Ghost Music is created as background music – like distant wind chimes….
But it comes towards you, the ear drawing in, becoming mid-field music….
And then, as one starts to appreciate the overtones, ambient noises, and piano mechanics, it ends up as near-field music.  

The music is difficult to describe. It reminded me in places of Messiaen – strangely austere with very odd cadences. Occasionally melodic lines emerge from a contemplative set of predominantly minimal improvisations. This being Billy Jenkins there is some light heartedness, for example in Selfless Selfies where he references Three Blind Mice. Towards the end of the album the music becomes fuller as Jenkins employs more chords and dissonance. Self Lived Lives is a particularly poignant piece. I found the final rather bleak Humanless World with its scraps of We’ll Meet Again the most interesting of all – the melody breaks off, to be overtaken by a strange Morse code-like finish. In fact, according to the press release, there is a hidden Morse code message in each tune which, unfortunately, I cannot decode.

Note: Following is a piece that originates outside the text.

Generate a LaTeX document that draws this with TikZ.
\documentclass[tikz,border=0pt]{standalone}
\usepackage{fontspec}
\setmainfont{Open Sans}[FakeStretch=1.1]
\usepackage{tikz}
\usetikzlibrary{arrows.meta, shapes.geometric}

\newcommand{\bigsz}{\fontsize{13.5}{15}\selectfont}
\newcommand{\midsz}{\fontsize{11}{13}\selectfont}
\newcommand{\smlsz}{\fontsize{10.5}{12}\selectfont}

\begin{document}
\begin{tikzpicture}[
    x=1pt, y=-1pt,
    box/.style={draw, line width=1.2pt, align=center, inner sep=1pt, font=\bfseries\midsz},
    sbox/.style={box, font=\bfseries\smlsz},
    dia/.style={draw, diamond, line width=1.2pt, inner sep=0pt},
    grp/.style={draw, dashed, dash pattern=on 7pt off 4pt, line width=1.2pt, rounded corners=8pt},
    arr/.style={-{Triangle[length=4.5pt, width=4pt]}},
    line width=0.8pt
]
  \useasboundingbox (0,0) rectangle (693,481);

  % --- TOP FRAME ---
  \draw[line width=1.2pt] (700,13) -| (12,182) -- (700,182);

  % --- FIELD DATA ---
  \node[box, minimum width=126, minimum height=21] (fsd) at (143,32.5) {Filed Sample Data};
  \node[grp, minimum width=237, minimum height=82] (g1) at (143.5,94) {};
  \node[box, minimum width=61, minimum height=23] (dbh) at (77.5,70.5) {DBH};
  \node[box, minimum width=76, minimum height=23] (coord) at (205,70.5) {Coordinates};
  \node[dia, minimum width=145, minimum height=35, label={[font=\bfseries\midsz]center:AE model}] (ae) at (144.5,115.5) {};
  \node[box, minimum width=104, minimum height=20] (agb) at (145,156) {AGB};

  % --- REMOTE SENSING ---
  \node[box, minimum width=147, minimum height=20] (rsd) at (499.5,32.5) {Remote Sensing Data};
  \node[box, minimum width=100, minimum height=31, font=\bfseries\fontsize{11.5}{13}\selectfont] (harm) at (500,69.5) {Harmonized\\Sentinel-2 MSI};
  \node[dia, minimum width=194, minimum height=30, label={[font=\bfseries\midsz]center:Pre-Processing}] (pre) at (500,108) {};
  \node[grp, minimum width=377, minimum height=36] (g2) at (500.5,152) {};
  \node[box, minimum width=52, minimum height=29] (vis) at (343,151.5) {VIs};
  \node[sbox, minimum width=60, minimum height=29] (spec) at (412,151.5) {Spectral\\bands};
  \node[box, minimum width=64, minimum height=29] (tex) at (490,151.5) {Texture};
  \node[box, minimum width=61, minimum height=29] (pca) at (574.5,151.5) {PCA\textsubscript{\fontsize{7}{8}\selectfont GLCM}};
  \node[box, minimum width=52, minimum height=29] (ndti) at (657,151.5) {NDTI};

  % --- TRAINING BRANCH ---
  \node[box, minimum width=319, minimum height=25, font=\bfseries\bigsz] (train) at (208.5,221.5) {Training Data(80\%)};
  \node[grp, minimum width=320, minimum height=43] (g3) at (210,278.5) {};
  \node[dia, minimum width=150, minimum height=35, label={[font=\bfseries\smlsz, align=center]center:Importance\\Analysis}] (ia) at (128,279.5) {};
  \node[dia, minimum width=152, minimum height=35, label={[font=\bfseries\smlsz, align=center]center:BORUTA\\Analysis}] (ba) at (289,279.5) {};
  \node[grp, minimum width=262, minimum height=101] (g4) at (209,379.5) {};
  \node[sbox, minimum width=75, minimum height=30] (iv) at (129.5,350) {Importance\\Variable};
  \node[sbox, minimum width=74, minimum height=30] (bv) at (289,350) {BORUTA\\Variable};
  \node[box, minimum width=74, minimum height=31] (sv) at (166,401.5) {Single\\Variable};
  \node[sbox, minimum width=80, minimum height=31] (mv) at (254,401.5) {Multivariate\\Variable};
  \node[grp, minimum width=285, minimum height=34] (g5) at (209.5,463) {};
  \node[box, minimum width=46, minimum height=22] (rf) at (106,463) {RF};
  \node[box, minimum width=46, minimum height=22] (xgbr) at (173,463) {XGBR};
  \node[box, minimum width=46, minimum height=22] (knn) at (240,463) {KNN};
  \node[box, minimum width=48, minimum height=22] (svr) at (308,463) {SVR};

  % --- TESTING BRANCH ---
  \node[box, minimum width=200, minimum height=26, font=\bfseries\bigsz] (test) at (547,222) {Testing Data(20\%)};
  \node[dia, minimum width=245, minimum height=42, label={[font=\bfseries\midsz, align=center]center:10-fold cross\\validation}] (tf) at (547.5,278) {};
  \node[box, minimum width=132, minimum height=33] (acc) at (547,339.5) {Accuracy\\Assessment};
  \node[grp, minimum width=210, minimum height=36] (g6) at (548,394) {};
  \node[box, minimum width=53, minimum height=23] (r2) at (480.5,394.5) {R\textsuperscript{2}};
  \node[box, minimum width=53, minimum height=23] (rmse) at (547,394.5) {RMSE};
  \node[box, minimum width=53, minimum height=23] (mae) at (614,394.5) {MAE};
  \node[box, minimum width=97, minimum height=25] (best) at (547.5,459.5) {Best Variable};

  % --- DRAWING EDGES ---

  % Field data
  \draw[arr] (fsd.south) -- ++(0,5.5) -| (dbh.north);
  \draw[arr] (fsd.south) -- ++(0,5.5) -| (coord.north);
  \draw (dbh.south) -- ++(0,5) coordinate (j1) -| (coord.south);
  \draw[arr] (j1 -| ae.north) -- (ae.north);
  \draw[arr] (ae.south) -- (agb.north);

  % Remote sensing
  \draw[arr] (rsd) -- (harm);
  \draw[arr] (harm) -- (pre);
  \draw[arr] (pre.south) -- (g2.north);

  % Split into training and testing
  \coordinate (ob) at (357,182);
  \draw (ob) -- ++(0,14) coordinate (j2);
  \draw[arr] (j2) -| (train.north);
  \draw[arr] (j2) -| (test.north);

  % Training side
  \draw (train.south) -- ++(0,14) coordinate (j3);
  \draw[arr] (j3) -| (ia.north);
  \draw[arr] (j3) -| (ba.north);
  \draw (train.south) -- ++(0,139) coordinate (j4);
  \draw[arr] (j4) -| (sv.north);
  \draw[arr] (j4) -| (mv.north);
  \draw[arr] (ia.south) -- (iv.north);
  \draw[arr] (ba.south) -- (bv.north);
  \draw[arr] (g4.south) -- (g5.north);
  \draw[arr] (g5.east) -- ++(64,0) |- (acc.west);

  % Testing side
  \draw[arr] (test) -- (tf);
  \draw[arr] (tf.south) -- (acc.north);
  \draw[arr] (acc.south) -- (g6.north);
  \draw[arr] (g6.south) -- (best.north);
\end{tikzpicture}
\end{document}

It seems unlikely we will be able to enjoy a performance of this music. Jenkins stepped back from the music scene in the early 2000s, and worked as a humanist celebrant for seven years. He has not played in public that much since. He did perform at the London Jazz Festival in 2010 with the BBC Big Band playing rearrangements of his music by Voice of God Collective stalwart saxophonist Iain Ballamy. Jenkins is still composing and recording, but a combination of ill-health and over-sensitivity to sound has restricted his travelling and performing. He is “currently on an open ended sabbatical from live performance”, which, for those of us who have witnessed his astonishing performances over the years, is a blow.

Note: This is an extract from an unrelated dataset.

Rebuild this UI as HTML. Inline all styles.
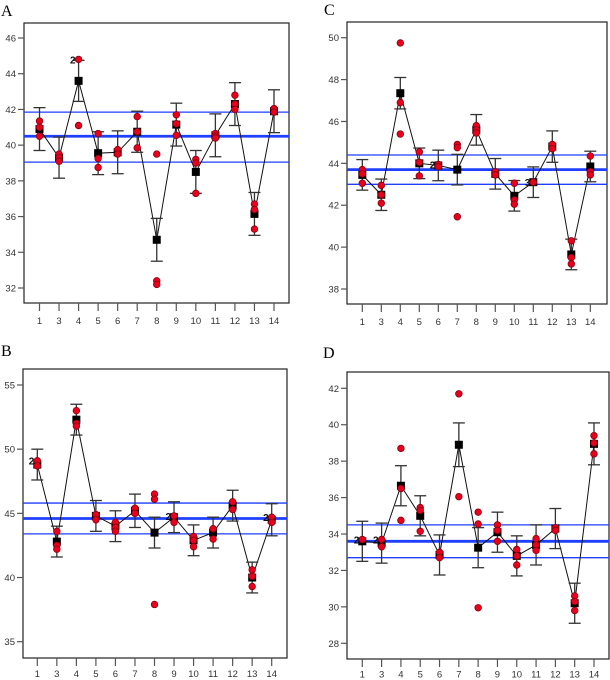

It is difficult to imagine who might be the intended audience for this new collection of mysterious piano reveries, so different from Jenkins’ raucous and hilarious blues and jazz adventures. Perhaps he will discover a new following among New Art Music aficionados. Let’s hope so.

Track listing:
Self Sleep Beds
Drinkless Cups
Footless Shoes
Driverless Cars
Peopleless Towns
Self Talk Phones
Self Spending Money
Selfless Selfies
Self Watch Television
Readerless Books
Self Lived Lives
Humanless World

All music composed and played by Billy Jenkins on piano, with a guest appearance from a purring studio cat on track one.